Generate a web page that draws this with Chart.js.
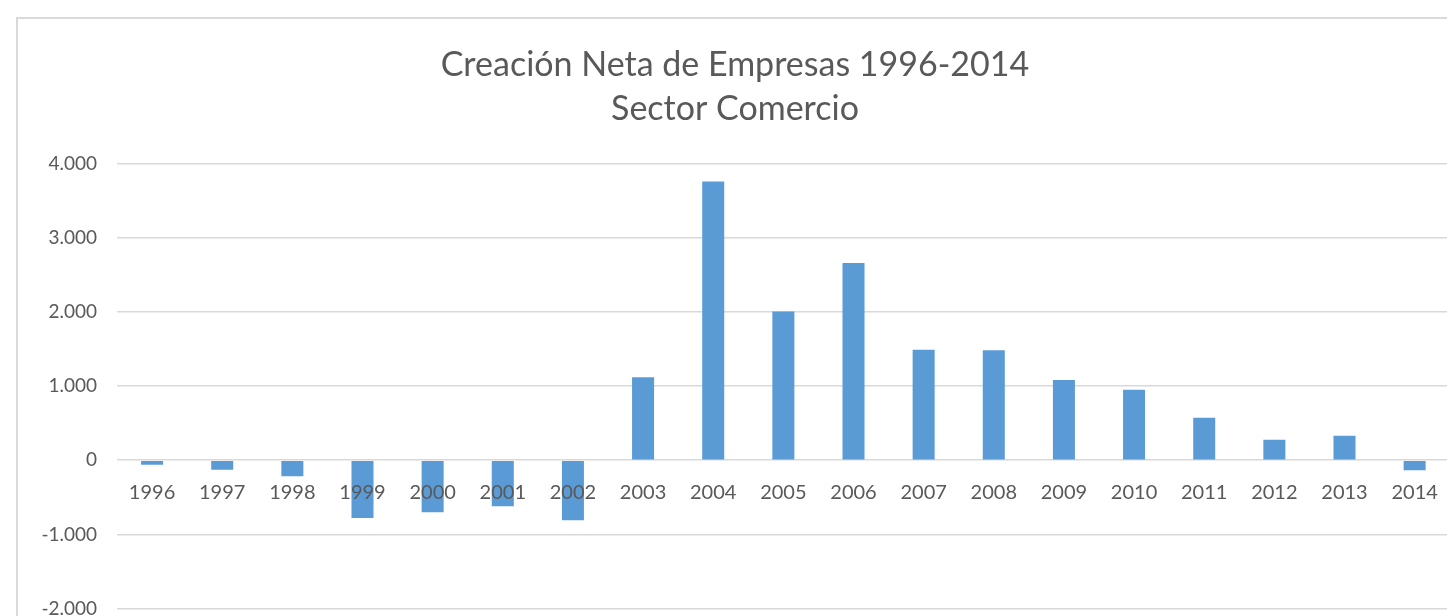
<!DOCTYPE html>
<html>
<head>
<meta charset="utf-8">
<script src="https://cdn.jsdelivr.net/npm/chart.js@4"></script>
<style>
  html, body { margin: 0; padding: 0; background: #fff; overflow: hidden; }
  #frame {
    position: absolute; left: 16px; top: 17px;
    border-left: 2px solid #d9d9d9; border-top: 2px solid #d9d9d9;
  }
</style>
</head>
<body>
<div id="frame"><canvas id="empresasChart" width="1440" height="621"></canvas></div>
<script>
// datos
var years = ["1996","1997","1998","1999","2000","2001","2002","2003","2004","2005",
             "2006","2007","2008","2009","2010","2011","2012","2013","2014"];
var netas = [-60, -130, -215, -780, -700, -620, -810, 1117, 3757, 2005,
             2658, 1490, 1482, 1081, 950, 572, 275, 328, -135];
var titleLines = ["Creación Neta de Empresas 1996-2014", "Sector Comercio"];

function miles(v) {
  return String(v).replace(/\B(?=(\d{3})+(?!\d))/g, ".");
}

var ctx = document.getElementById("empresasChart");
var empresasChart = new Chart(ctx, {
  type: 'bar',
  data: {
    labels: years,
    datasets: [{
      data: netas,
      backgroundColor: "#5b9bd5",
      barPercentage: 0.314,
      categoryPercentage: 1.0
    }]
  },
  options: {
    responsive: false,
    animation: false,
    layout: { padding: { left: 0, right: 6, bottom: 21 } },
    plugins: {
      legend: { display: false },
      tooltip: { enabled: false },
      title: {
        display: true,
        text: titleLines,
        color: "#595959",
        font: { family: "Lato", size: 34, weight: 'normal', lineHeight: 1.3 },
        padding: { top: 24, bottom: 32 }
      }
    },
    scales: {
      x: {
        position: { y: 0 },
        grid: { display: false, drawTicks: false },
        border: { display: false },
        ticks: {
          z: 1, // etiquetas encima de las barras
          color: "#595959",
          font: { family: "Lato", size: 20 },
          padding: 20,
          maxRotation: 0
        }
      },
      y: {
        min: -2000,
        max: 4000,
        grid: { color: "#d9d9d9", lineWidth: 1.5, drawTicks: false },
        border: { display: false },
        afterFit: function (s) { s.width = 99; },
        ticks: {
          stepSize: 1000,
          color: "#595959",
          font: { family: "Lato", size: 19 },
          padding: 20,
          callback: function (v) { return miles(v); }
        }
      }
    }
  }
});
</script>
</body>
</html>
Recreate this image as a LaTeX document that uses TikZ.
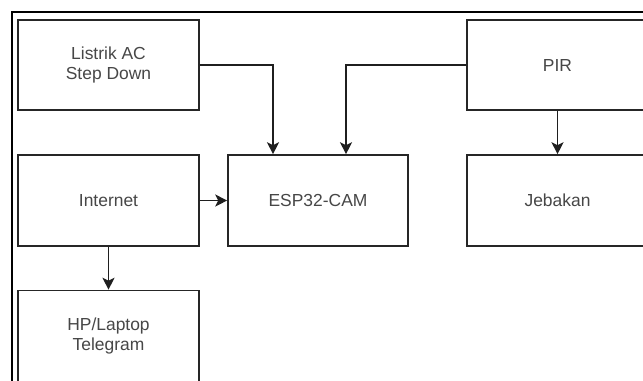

- - - - -

* _Exercise directions_: Pull out each line holding the string "document".

* _Response to this task_:
var ctx = document.getElementById("empresasChart");
Recreate this image as a LaTeX document that uses TikZ.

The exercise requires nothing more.